Furthermore, the Thermal Resistance (Rth j-c) of 0.16 °C/W is critical for long-term reliability. A low thermal resistance means the internal junction can effectively "shed" heat to the external heatsink. In a high-frequency switching environment, even a small increase in resistance can lead to localized hotspots. By maintaining a tight Rth(j-c), the 6DI150A-050 allows engineers to use more compact heatsinks while maintaining a safe operating temperature, which is a core principle in modern thermal management design.
Application Vignette
Managing High-Inrush Loads in Heavy Industrial Machinery
Consider an engineer designing a control system for a heavy industrial conveyor. During startup, the motors demand a massive amount of current to overcome static friction. If the power module cannot handle this surge current, the voltage drop across the transistor increases, leading to potential failure. The 6DI150A-050, with its 150A continuous rating and robust peak current capability, handles these transients with ease.
The integrated Fast Recovery Diodes (FRD) within the module provide a safe path for inductive "kickback" current when the transistors switch off. This protection prevents voltage spikes from exceeding the 500V limit. This specific combination of current handling and integrated protection makes the 6DI150A-050 a reliable choice for servo drives and robotic controllers. For more insights on choosing between different transistor technologies for these roles, see our analysis on IGBT vs. MOSFET vs. BJT.
FAQ
Addressing Technical Queries for Long-Term Operation
How does the Rth(j-c) of 0.16 °C/W directly impact heatsink selection and overall system power density?
A lower Rth(j-c) like 0.16 °C/W allows for faster heat dissipation from the silicon die to the baseplate. In practical terms, this means you can either drive the 6DI150A-050 at higher currents within the same thermal envelope or reduce the size and weight of your cooling system, thereby increasing the power density of the entire inverter cabinet.
Is the 500V Vcex rating sufficient for 380V three-phase industrial applications?
Generally, a 500V rating is considered tight for 380V/400V AC lines due to the rectified DC bus voltage reaching approximately 540V. For 380V-480V AC systems, engineers typically prefer 1200V modules. The 6DI150A-050 is best suited for 200V-240V AC input systems where the DC bus remains well below the 500V ceiling.
Does the 6-pack bridge configuration affect the base drive circuit design?
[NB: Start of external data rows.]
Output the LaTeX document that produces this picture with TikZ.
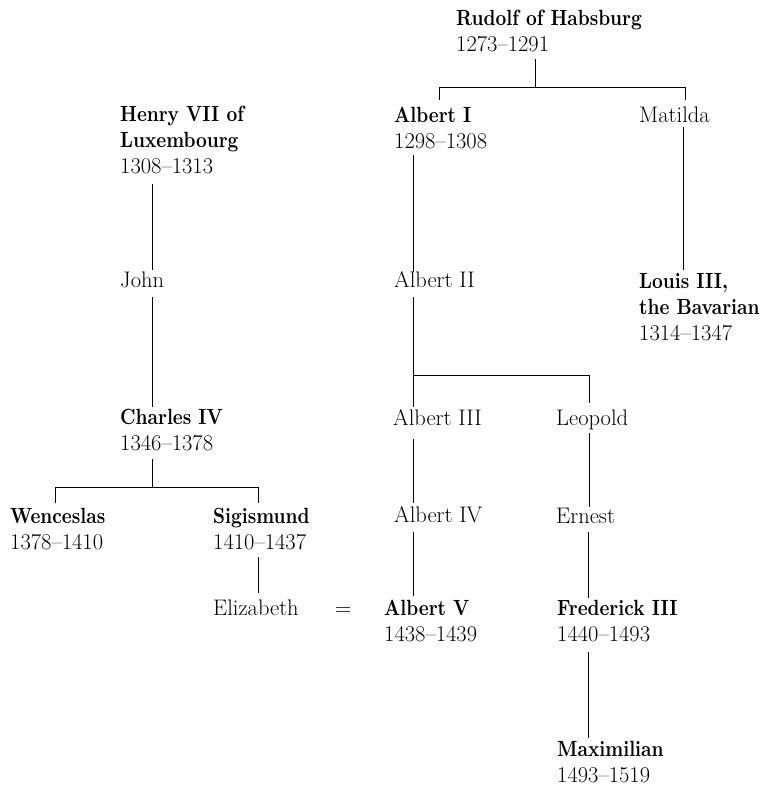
\documentclass[tikz,border=0pt]{standalone}
\usepackage{fontspec}
\newfontface\bfn{lmroman10-bold.otf}[FakeStretch=0.85]
\newcommand\pname[1]{{\fontsize{22}{26}\bfn #1}}
\newcommand\treefont{\fontsize{22.5}{26}\selectfont}
\newcommand\lines[1]{\begin{tabular}[t]{@{}l@{}}#1\end{tabular}}
\tikzset{
  person/.style={anchor=base west, inner sep=0pt, font=\treefont},
  link/.style={draw, line width=0.8pt}
}
\begin{document}
\begin{tikzpicture}[x=1pt,y=-1pt]
\useasboundingbox (0,0) rectangle (764,787);
% people
\node[person] (rudolf) at (456,25) {\lines{\pname{Rudolf of Habsburg}\\1273–1291}};
\node[person] (albertI) at (394,122) {\lines{\pname{Albert I}\\1298–1308}};
\node[person] (matilda) at (639,122) {Matilda};
\node[person] (henry) at (120,121) {\lines{\pname{Henry VII of}\\\pname{Luxembourg}\\1308–1313}};
\node[person] (john) at (120,287) {John};
\node[person] (albertII) at (394,287) {Albert II};
\node[person] (louis) at (639,288) {\lines{\pname{Louis III,}\\\pname{the Bavarian}\\1314–1347}};
\node[person] (charles) at (120,424) {\lines{\pname{Charles IV}\\1346–1378}};
\node[person] (albertIII) at (393,425) {Albert III};
\node[person] (leopold) at (556,425) {Leopold};
\node[person] (wenceslas) at (10,523) {\lines{\pname{Wenceslas}\\1378–1410}};
\node[person] (sigismund) at (213,523) {\lines{\pname{Sigismund}\\1410–1437}};
\node[person] (albertIV) at (394,522) {Albert IV};
\node[person] (ernest) at (556,523) {Ernest};
\node[person] (elizabeth) at (213,615) {Elizabeth};
\node[person] (eq) at (335,615) {=};
\node[person] (albertV) at (384,615) {\lines{\pname{Albert V}\\1438–1439}};
\node[person] (frederick) at (557,615) {\lines{\pname{Frederick III}\\1440–1493}};
\node[person] (maximilian) at (557,756) {\lines{\pname{Maximilian}\\1493–1519}};
% connector points
\coordinate (rudB) at (535,59);
\coordinate (rudJ) at (535,87);
\coordinate (rudL) at (439,87);
\coordinate (rudR) at (685,87);
\coordinate (albIT) at (439,100);
\coordinate (matT) at (685,100);
\coordinate (albIB) at (413,155);
\coordinate (albIIT) at (413,272);
\coordinate (matB) at (683,127);
\coordinate (louT) at (683,270);
\coordinate (henB) at (152,184);
\coordinate (johT) at (152,270);
\coordinate (johB) at (152,297);
\coordinate (chaT) at (152,407);
\coordinate (albIIB) at (413,297);
\coordinate (albIIIT) at (413,407);
\coordinate (a2J) at (413,375);
\coordinate (a2R) at (589,375);
\coordinate (leoT) at (589,403);
\coordinate (albIIIB) at (413,439);
\coordinate (albIVT) at (413,503);
\coordinate (leoB) at (589,433);
\coordinate (ernT) at (589,507);
\coordinate (albIVB) at (413,532);
\coordinate (albVT) at (413,596);
\coordinate (ernB) at (588,532);
\coordinate (freT) at (588,598);
\coordinate (chaB) at (152,459);
\coordinate (chaJ) at (152,487);
\coordinate (chaL) at (55,487);
\coordinate (chaR) at (258,487);
\coordinate (wenT) at (55,503);
\coordinate (sigT) at (258,503);
\coordinate (sigB) at (258,557);
\coordinate (eliT) at (258,593);
\coordinate (freB) at (588,652);
\coordinate (maxT) at (588,738);
% connectors
\draw[link] (rudB) -- (rudJ);
\draw[link] (albIT) -- (rudL) -- (rudR) -- (matT);
\draw[link] (albIB) -- (albIIT);
\draw[link] (matB) -- (louT);
\draw[link] (henB) -- (johT);
\draw[link] (johB) -- (chaT);
\draw[link] (albIIB) -- (albIIIT);
\draw[link] (a2J) -- (a2R) -- (leoT);
\draw[link] (albIIIB) -- (albIVT);
\draw[link] (leoB) -- (ernT);
\draw[link] (albIVB) -- (albVT);
\draw[link] (ernB) -- (freT);
\draw[link] (chaB) -- (chaJ);
\draw[link] (wenT) -- (chaL) -- (chaR) -- (sigT);
\draw[link] (sigB) -- (eliT);
\draw[link] (freB) -- (maxT);
\end{tikzpicture}
\end{document}
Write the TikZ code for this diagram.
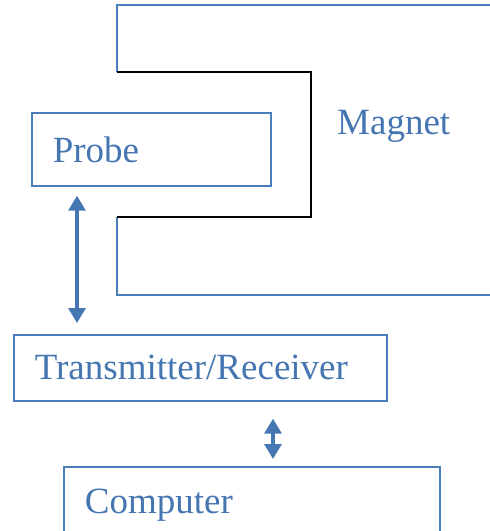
\documentclass[tikz,border=0pt]{standalone}
\usepackage{fontspec}
\setmainfont{Liberation Serif}
\usetikzlibrary{arrows.meta}

\definecolor{lineblue}{HTML}{4A7EBB}
\definecolor{textblue}{HTML}{4676B2}
\definecolor{arrowblue}{HTML}{4577B3}

\tikzset{
  bigfont/.style={font=\fontsize{37}{40}\selectfont},
  blockbox/.style={draw=lineblue, line width=1.7pt, rectangle, anchor=north west,
    inner xsep=21pt, inner ysep=0pt, align=left, text=textblue, bigfont},
  biarrow/.style={draw=arrowblue, line width=3.2pt,
    {Triangle[length=15pt,width=17pt]}-{Triangle[length=15pt,width=17pt]}},
  magnetline/.style={draw=lineblue, line width=1.7pt},
  gapline/.style={draw=black, line width=2pt, line join=miter},
}

\begin{document}
\begin{tikzpicture}[x=1pt, y=-1pt]
  \useasboundingbox (0,0) rectangle (490,531);

  % magnet yoke with the gap that holds the probe
  \coordinate (m1) at (117,72);
  \coordinate (m2) at (117,217);
  \draw[magnetline] (m1) -- (117,5) -- (496,5);
  \draw[magnetline] (m2) -- (117,295) -- (496,295);
  \draw[gapline] (m1) -- (311,72) -- (311,217) -- (m2);
  \node[anchor=base west, inner sep=0pt, text=textblue, bigfont] (magnet) at (337,134) {Magnet};

  % blocks
  \node[blockbox, text width=197pt, minimum height=73pt] (probe) at (31,112) {Probe};
  \node[blockbox, text width=331pt, minimum height=66pt] (trans) at (13,334) {Transmitter/Receiver};
  \node[blockbox, text width=334pt, minimum height=77pt] (comp) at (63,466) {Computer};

  % signal paths
  \draw[biarrow] ([xshift=46pt,yshift=-9pt]probe.south west) -- ([xshift=64pt,yshift=11pt]trans.north west);
  \draw[biarrow] ([xshift=260pt,yshift=-17pt]trans.south west) -- ([xshift=210pt,yshift=7pt]comp.north west);
\end{tikzpicture}
\end{document}
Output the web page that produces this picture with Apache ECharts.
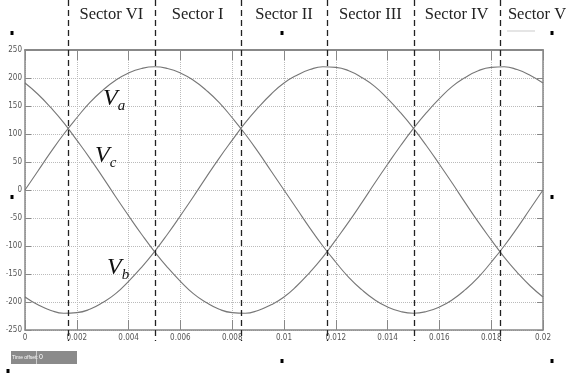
<!DOCTYPE html>
<html>
<head>
<meta charset="utf-8">
<script src="https://cdn.jsdelivr.net/npm/echarts@6/dist/echarts.min.js"></script>
<style>
  html, body { margin: 0; padding: 0; background: #fff; }
  #chart { width: 569px; height: 373px; }
</style>
</head>
<body>
<div id="chart"></div>
<script>
// Sample times (s) over one 50 Hz period
const times = [0, 0.0005, 0.001, 0.0015, 0.002, 0.0025, 0.003, 0.0035, 0.004, 0.0045,
  0.005, 0.0055, 0.006, 0.0065, 0.007, 0.0075, 0.008, 0.0085, 0.009, 0.0095,
  0.01, 0.0105, 0.011, 0.0115, 0.012, 0.0125, 0.013, 0.0135, 0.014, 0.0145,
  0.015, 0.0155, 0.016, 0.0165, 0.017, 0.0175, 0.018, 0.0185, 0.019, 0.0195, 0.02];

// Phase voltages (V)
const va = [0, 34, 68, 100, 129, 156, 178, 196, 209, 217, 220, 217, 209, 196, 178, 156, 129, 100, 68, 34,
  0, -34, -68, -100, -129, -156, -178, -196, -209, -217, -220, -217, -209, -196, -178, -156, -129, -100, -68, -34, 0];
const vb = [-191, -205, -215, -220, -219, -213, -201, -185, -163, -138, -110, -79, -46, -12, 23, 57, 89, 120, 147, 171,
  191, 205, 215, 220, 219, 213, 201, 185, 163, 138, 110, 79, 46, 12, -23, -57, -89, -120, -147, -171, -191];
const vc = [191, 171, 147, 120, 89, 57, 23, -12, -46, -79, -110, -138, -163, -185, -201, -213, -219, -220, -215, -205,
  -191, -171, -147, -120, -89, -57, -23, 12, 46, 79, 110, 138, 163, 185, 201, 213, 219, 220, 215, 205, 191];

// Sector boundaries (s) and names
const sectorBounds = [0.001667, 0.005, 0.008333, 0.011667, 0.015, 0.018333];
const sectorNames = ['Sector VI', 'Sector I', 'Sector II', 'Sector III', 'Sector IV', 'Sector V'];

const toPairs = (ys) => times.map((t, i) => [t, ys[i]]);

const chart = echarts.init(document.getElementById('chart'));
const tickFont = { fontFamily: 'Liberation Sans Narrow, DejaVu Sans Condensed, sans-serif', fontSize: 8, color: '#555' };
const lineStyle = { color: '#777', width: 1.1 };

chart.setOption({
  animation: false,
  grid: { left: 25, right: 26, top: 50, bottom: 43 },
  xAxis: [{
    type: 'value', min: 0, max: 0.02, interval: 0.002,
    axisLine: { onZero: false, lineStyle: { color: '#888', width: 1.5 } },
    axisTick: { inside: true, length: 10, lineStyle: { color: '#888' } },
    axisLabel: Object.assign({ margin: 4, formatter: v => String(+v.toFixed(3)) }, tickFont),
    splitLine: { show: true, lineStyle: { type: 'dotted', color: '#bbb' } }
  }, {
    type: 'value', position: 'top', min: 0, max: 0.02, interval: 0.002,
    axisLine: { show: true, onZero: false, lineStyle: { color: '#888', width: 2 } },
    axisTick: { inside: true, length: 10, lineStyle: { color: '#888' } },
    axisLabel: { show: false }, splitLine: { show: false }
  }],
  yAxis: [{
    type: 'value', min: -250, max: 250, interval: 50,
    axisLine: { show: true, onZero: false, lineStyle: { color: '#888', width: 1.5 } },
    axisTick: { show: true, inside: true, length: 6, lineStyle: { color: '#888' } },
    axisLabel: Object.assign({ margin: 3 }, tickFont),
    splitLine: { show: true, lineStyle: { type: 'dotted', color: '#bbb' } }
  }, {
    type: 'value', position: 'right', min: -250, max: 250, interval: 50,
    axisLine: { show: true, onZero: false, lineStyle: { color: '#888', width: 1.5 } },
    axisTick: { show: true, inside: true, length: 6, lineStyle: { color: '#888' } },
    axisLabel: { show: false }, splitLine: { show: false }
  }],
  series: [
    { name: 'Va', type: 'line', smooth: true, showSymbol: false, data: toPairs(va), lineStyle },
    { name: 'Vb', type: 'line', smooth: true, showSymbol: false, data: toPairs(vb), lineStyle },
    { name: 'Vc', type: 'line', smooth: true, showSymbol: false, data: toPairs(vc), lineStyle }
  ]
});

// Dashed sector boundaries and sector titles, placed through the x scale
const px = (t) => chart.convertToPixel({ xAxisIndex: 0 }, t);
const graphics = [];
sectorBounds.forEach((t) => {
  const x = Math.round(px(t)) + 0.5;
  graphics.push({
    type: 'line', shape: { x1: x, y1: 0, x2: x, y2: 341 },
    style: { stroke: '#222', lineWidth: 1.3, lineDash: [6, 4] }, z: 10
  });
});
const bx = sectorBounds.map(px);
const centers = [];
for (let i = 0; i < bx.length - 1; i++) centers.push((bx[i] + bx[i + 1]) / 2);
centers.push(537);
sectorNames.forEach((name, i) => {
  graphics.push({
    type: 'text', x: centers[i], y: 15,
    style: { text: name, font: '16.5px "Liberation Serif", serif', fill: '#222', align: 'center', verticalAlign: 'middle' }
  });
});

// Phase labels
const phaseLabel = (x, y, sub) => ({
  type: 'text', x: x, y: y,
  style: {
    text: '{v|V}{s|' + sub + '}',
    rich: {
      v: { font: 'italic 24px "Liberation Serif", serif', fill: '#111' },
      s: { font: 'italic 15px "Liberation Serif", serif', fill: '#111', padding: [16, 0, 0, 0] }
    }
  }
});
graphics.push(phaseLabel(103, 83, 'a'));
graphics.push(phaseLabel(95, 140, 'c'));
graphics.push(phaseLabel(107, 252, 'b'));

// Small handle marks around the frame
[[12, 33], [282, 33], [552, 33], [12, 197], [552, 197], [282, 361], [552, 361], [8, 371]].forEach(([x, y]) => {
  graphics.push({ type: 'rect', shape: { x: x - 1.5, y: y - 2, width: 3, height: 4 }, style: { fill: '#000' } });
});
// faint legend stub near the last sector title
graphics.push({ type: 'line', shape: { x1: 507, y1: 31, x2: 535, y2: 31 }, style: { stroke: '#ddd', lineWidth: 1.5 } });

// Time offset box
graphics.push({ type: 'rect', shape: { x: 11, y: 351, width: 66, height: 13 }, style: { fill: '#8a8a8a' } });
graphics.push({ type: 'line', shape: { x1: 36.5, y1: 351, x2: 36.5, y2: 364 }, style: { stroke: '#ccc', lineWidth: 1 } });
graphics.push({ type: 'text', x: 12, y: 357.5, style: { text: 'Time offset:', font: '5px "Liberation Sans Narrow", sans-serif', fill: '#fff', verticalAlign: 'middle' } });
graphics.push({ type: 'text', x: 39, y: 357.5, style: { text: '0', font: '7px "Liberation Sans Narrow", sans-serif', fill: '#fff', verticalAlign: 'middle' } });

chart.setOption({ graphic: graphics });
</script>
</body>
</html>
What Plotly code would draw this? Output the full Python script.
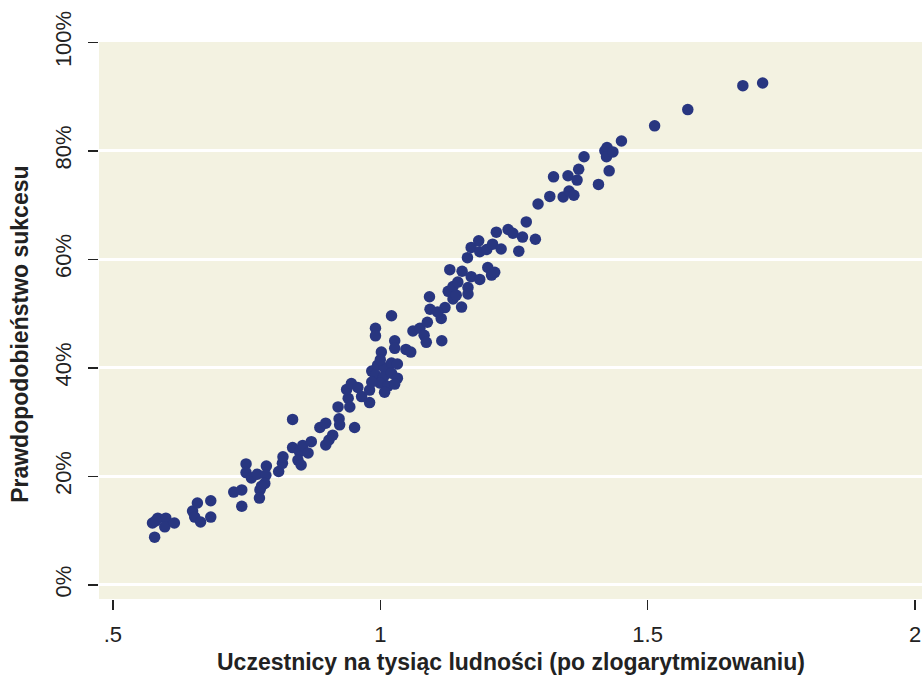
import plotly.graph_objects as go

# log participants per thousand inhabitants
x_vals = [
    0.578, 0.574, 0.584, 0.599, 0.597, 0.615, 0.580,
    0.649, 0.658, 0.653, 0.664, 0.683, 0.683,
    0.726, 0.741, 0.741,
    0.749, 0.749, 0.759, 0.770, 0.787, 0.786, 0.784, 0.775, 0.774, 0.778,
    0.810, 0.817, 0.818, 0.836, 0.836, 0.849, 0.846, 0.852, 0.855, 0.865,
    0.871, 0.887, 0.898, 0.898, 0.904, 0.911, 0.921, 0.923, 0.924, 0.940,
    0.943, 0.952, 0.937, 0.946, 0.958, 0.965, 0.980, 0.980,
    0.984, 0.995, 1.008, 1.021, 1.032, 0.991, 1.006, 1.021, 1.032, 0.999,
    1.014, 1.027, 0.984, 1.008, 0.991, 0.991, 1.002, 1.000, 1.021, 1.027,
    1.027, 1.048, 1.057, 1.061, 1.074, 1.082, 1.086, 1.088, 1.093, 1.114,
    1.115, 1.121, 1.107,
    1.092, 1.127, 1.130, 1.136, 1.136, 1.142, 1.145, 1.152, 1.153, 1.163,
    1.164, 1.164, 1.170, 1.170, 1.184, 1.186, 1.186, 1.199, 1.201, 1.210,
    1.208, 1.214, 1.226, 1.217, 1.239, 1.248, 1.266, 1.259, 1.273, 1.290,
    1.295, 1.317, 1.342, 1.353, 1.362, 1.324, 1.351, 1.368, 1.371, 1.381,
    1.408, 1.420, 1.424, 1.423, 1.435, 1.428, 1.451, 1.513, 1.575, 1.678,
    1.715,
]

# probability of success (%)
y_vals = [
    8.8, 11.4, 12.3, 12.3, 10.7, 11.4, 11.8,
    13.6, 15.1, 12.5, 11.6, 15.5, 12.5,
    17.1, 17.5, 14.5,
    22.3, 20.7, 19.7, 20.4, 21.9, 20.2, 18.7, 17.5, 16.0, 18.2,
    20.9, 22.4, 23.6, 25.3, 30.5, 24.5, 23.0, 22.1, 25.7, 24.3,
    26.4, 29.0, 29.8, 25.8, 26.7, 27.6, 32.8, 30.6, 29.5, 34.4,
    32.8, 29.0, 36.0, 37.1, 36.4, 34.7, 35.9, 33.6,
    39.4, 40.5, 40.0, 40.9, 40.7, 38.7, 38.3, 39.0, 38.1, 37.2,
    36.6, 37.0, 37.4, 35.5, 47.3, 45.9, 42.9, 41.5, 49.6, 45.0,
    43.6, 43.4, 42.9, 46.8, 47.3, 46.0, 44.7, 48.4, 50.8, 49.1,
    45.0, 51.1, 50.3,
    53.1, 54.1, 58.1, 55.0, 52.7, 53.4, 55.8, 51.2, 57.8, 60.3,
    54.8, 53.6, 56.8, 62.2, 63.4, 61.4, 56.3, 61.8, 58.5, 62.8,
    57.1, 57.6, 61.9, 65.0, 65.5, 64.8, 64.1, 61.5, 66.9, 63.7,
    70.2, 71.6, 71.5, 72.6, 71.8, 75.2, 75.4, 74.6, 76.6, 78.9,
    73.8, 80.0, 80.6, 78.9, 79.8, 76.3, 81.8, 84.6, 87.6, 92.0,
    92.5,
]

x_tickvals = [0.5, 1, 1.5, 2]
x_ticktext = [".5", "1", "1.5", "2"]
y_tickvals = [0, 20, 40, 60, 80, 100]
y_ticktext = ["0%", "20%", "40%", "60%", "80%", "100%"]

x_title = "Uczestnicy na tysiąc ludności (po zlogarytmizowaniu)"
y_title = "Prawdopodobieństwo sukcesu"

fig = go.Figure()
fig.add_trace(go.Scatter(
    x=x_vals, y=y_vals, mode="markers",
    marker=dict(size=11.5, color="#283680", line=dict(width=0)),
    hoverinfo="skip", showlegend=False,
))

tick_font = dict(family="Liberation Sans, Arial, sans-serif", size=22, color="#222222")
title_font = dict(family="Liberation Sans, Arial, sans-serif", size=23, color="#222222")

fig.update_layout(
    width=922, height=675,
    margin=dict(l=99, r=0, t=42, b=76),
    paper_bgcolor="white",
    plot_bgcolor="#F3F2E1",
    xaxis=dict(
        range=[0.474, 2.013], automargin=False,
        tickvals=x_tickvals, ticktext=x_ticktext,
        ticks="outside", ticklen=10, tickwidth=1.5, tickcolor="#222222",
        showgrid=False, zeroline=False, showline=False,
        tickfont=tick_font, ticklabelstandoff=6,
    ),
    yaxis=dict(
        range=[-2.6, 100.05], automargin=False,
        tickvals=y_tickvals, ticktext=y_ticktext,
        ticks="outside", ticklen=10, tickwidth=1.5, tickcolor="#222222",
        showgrid=True, gridcolor="white", gridwidth=3,
        zeroline=False, showline=False,
        tickfont=tick_font, tickangle=-90, ticklabelstandoff=8,
    ),
    annotations=[
        dict(text="<b>" + x_title + "</b>", xref="paper", yref="paper",
             x=0.5, y=-0.113, xanchor="center", yanchor="middle",
             showarrow=False, font=title_font),
        dict(text="<b>" + y_title + "</b>", xref="paper", yref="paper",
             x=-0.096, y=0.476, xanchor="center", yanchor="middle",
             textangle=-90, showarrow=False, font=title_font),
    ],
)

fig.write_html(
    "out.html",
    config={"displayModeBar": False, "staticPlot": True},
    post_script="document.body.style.margin='0';document.body.style.overflow='hidden';",
)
Yes, because the 6DI150A-050 integrates six Darlington pairs, the designer must ensure isolated base drives for the upper three transistors in the bridge. Since these are bipolar transistors, they require a constant base current to remain in saturation, unlike voltage-controlled IGBTs. This requires a drive circuit capable of delivering steady current rather than just a voltage pulse.
The 6DI150A-050 remains a foundational component for engineers maintaining or designing power stages where high current gain and electrical robustness are paramount. By providing a clear path for thermal energy and high current loads, it ensures the longevity of industrial automation systems.